--- BEGIN Data provided ---

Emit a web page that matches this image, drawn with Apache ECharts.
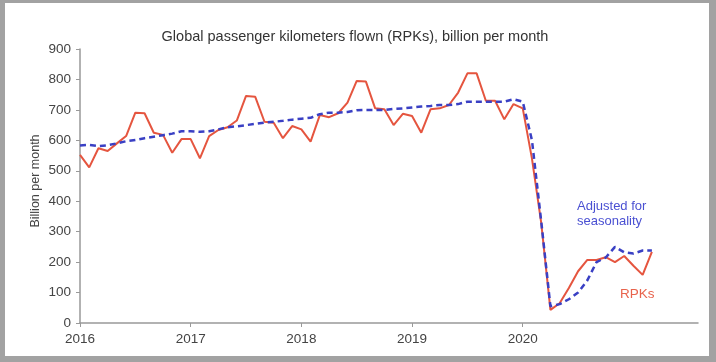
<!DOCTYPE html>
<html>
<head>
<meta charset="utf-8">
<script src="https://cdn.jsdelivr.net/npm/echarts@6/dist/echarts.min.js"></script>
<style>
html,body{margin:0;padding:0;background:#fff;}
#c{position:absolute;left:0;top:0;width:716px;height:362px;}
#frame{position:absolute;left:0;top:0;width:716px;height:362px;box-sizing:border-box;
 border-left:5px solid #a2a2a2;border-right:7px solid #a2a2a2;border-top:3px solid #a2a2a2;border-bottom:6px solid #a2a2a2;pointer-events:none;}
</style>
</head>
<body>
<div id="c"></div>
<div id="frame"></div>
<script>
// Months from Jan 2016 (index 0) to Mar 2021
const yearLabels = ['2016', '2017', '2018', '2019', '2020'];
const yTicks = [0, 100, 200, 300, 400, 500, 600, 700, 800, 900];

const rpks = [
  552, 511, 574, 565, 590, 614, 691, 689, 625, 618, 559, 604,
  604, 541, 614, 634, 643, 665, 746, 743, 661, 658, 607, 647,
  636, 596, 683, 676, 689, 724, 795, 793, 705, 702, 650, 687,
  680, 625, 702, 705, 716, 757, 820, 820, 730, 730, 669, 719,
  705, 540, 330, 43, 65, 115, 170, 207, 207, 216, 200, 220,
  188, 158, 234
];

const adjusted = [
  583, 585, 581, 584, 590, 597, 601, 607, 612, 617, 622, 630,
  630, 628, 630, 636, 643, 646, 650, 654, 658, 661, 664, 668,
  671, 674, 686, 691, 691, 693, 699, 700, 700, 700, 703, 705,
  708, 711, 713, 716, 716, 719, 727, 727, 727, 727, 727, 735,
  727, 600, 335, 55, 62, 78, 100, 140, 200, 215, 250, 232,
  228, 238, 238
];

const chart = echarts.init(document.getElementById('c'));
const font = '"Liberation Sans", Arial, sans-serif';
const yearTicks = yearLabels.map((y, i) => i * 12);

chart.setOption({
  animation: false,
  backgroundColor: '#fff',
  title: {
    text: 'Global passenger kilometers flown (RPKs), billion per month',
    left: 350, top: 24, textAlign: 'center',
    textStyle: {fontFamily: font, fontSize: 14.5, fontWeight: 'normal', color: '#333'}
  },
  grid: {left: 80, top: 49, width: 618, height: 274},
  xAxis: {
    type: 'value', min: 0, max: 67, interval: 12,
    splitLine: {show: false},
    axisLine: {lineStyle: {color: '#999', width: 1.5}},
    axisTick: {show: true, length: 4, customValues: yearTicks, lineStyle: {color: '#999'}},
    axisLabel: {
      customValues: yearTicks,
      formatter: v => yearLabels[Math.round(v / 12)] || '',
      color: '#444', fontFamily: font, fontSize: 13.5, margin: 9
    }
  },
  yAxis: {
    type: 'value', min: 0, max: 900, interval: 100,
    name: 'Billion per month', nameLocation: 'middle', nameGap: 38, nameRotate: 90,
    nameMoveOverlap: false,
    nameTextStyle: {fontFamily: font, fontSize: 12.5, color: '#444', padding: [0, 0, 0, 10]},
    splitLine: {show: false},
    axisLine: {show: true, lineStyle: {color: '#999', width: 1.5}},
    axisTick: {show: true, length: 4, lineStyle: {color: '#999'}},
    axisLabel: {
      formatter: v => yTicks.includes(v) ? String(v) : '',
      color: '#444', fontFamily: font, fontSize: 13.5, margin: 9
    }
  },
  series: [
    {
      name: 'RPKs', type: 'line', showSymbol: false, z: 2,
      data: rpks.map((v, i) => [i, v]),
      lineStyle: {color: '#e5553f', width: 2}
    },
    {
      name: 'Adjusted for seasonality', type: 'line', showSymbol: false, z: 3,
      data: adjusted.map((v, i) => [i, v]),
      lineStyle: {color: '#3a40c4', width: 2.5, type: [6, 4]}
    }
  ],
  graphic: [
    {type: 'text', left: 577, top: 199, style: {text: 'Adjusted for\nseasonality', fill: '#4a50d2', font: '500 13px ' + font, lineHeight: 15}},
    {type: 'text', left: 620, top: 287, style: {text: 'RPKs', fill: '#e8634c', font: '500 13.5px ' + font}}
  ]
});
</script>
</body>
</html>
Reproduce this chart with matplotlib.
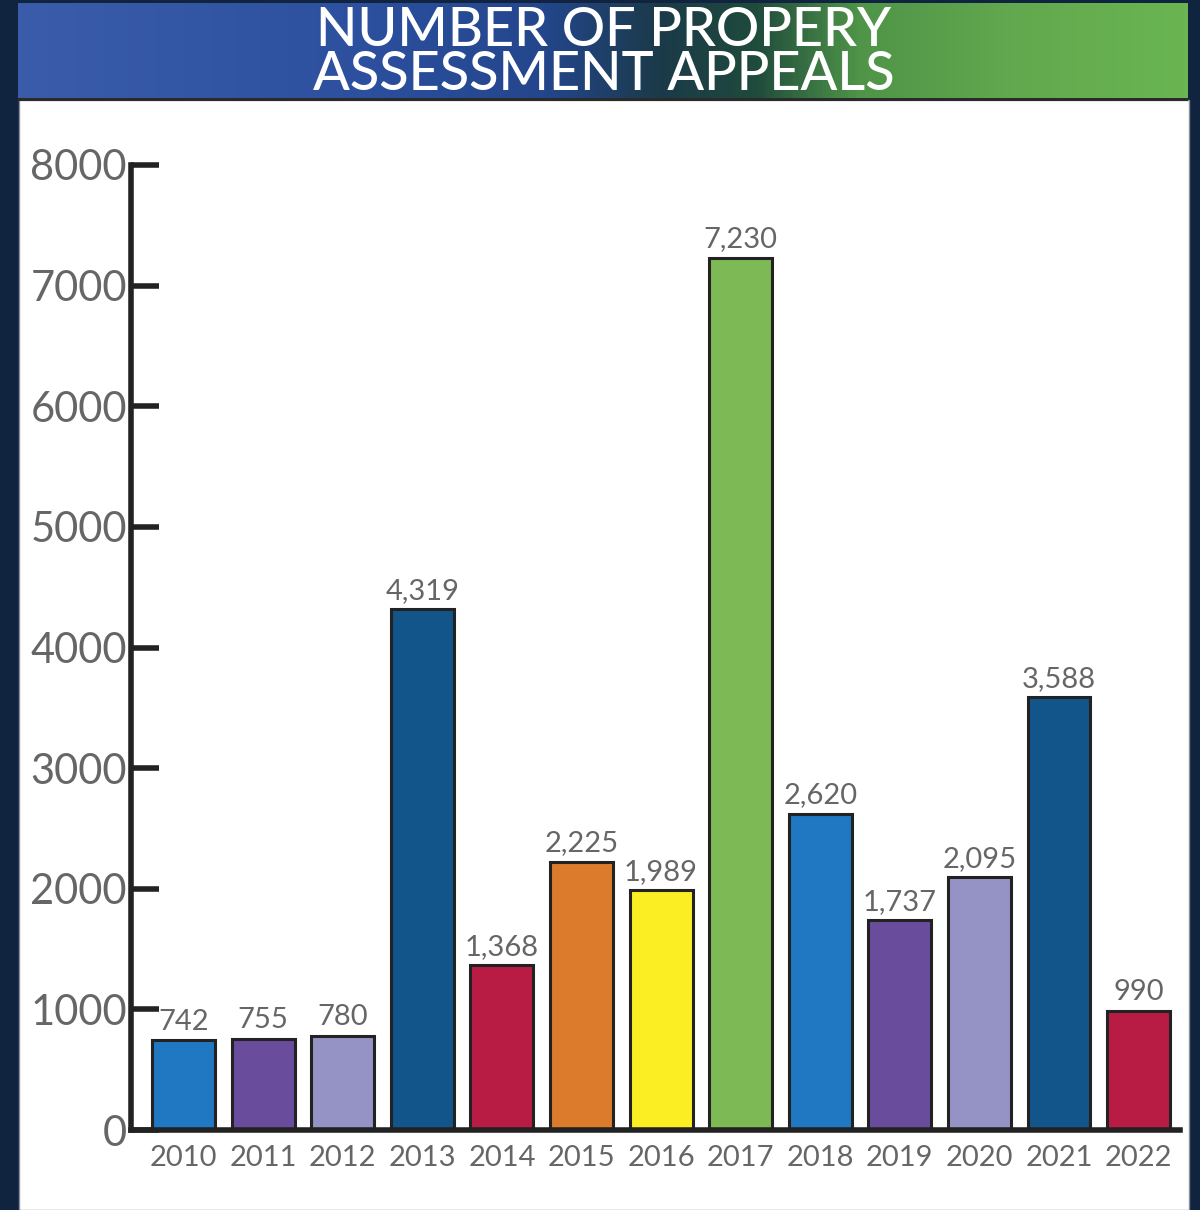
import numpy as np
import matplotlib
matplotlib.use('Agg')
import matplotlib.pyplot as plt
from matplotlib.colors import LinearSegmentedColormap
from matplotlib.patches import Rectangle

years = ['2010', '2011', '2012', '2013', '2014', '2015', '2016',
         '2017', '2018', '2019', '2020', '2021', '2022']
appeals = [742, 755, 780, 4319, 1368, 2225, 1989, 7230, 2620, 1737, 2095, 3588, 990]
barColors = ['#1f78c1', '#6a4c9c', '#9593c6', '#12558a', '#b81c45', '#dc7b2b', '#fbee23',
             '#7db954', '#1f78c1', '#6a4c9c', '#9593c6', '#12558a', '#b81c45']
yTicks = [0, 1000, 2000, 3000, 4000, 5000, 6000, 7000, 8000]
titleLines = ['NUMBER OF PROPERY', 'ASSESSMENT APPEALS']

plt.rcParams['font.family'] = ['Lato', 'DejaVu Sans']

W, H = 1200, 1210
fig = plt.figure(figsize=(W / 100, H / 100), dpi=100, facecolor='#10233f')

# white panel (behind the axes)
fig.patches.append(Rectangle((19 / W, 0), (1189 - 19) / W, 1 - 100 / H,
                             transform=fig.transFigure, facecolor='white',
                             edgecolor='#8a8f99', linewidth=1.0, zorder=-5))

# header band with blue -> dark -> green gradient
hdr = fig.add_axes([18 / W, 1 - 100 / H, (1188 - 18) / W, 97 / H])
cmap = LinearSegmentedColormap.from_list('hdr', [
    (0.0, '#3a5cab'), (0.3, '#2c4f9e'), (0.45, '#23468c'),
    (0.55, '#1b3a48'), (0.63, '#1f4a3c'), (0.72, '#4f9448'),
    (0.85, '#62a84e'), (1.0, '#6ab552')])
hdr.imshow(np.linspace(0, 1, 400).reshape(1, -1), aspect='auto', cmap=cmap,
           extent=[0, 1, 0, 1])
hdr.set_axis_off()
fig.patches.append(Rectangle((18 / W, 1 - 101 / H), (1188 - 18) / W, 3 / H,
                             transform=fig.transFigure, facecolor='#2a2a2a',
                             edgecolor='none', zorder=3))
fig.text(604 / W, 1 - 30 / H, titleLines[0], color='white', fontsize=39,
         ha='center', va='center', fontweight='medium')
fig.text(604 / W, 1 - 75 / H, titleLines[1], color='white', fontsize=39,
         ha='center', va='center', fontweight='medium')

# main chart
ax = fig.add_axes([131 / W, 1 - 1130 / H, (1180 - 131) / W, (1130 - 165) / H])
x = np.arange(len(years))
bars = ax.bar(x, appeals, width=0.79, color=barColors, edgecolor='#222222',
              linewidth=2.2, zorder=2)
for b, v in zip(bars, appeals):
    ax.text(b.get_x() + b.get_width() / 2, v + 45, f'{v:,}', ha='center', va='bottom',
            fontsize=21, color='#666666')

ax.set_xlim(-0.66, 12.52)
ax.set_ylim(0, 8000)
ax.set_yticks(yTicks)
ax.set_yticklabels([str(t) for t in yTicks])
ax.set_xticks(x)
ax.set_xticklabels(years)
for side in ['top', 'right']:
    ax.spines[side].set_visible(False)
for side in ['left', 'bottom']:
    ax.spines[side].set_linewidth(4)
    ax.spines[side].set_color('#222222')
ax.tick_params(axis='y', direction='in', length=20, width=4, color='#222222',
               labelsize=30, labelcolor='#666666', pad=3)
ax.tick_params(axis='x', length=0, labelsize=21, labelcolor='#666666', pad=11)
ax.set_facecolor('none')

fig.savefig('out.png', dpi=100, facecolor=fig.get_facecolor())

--- END Data provided ---

- Given task -
Collect each line above holding the string "this".

- Response -
Emit a web page that matches this image, drawn with Apache ECharts.
Reproduce this chart with matplotlib.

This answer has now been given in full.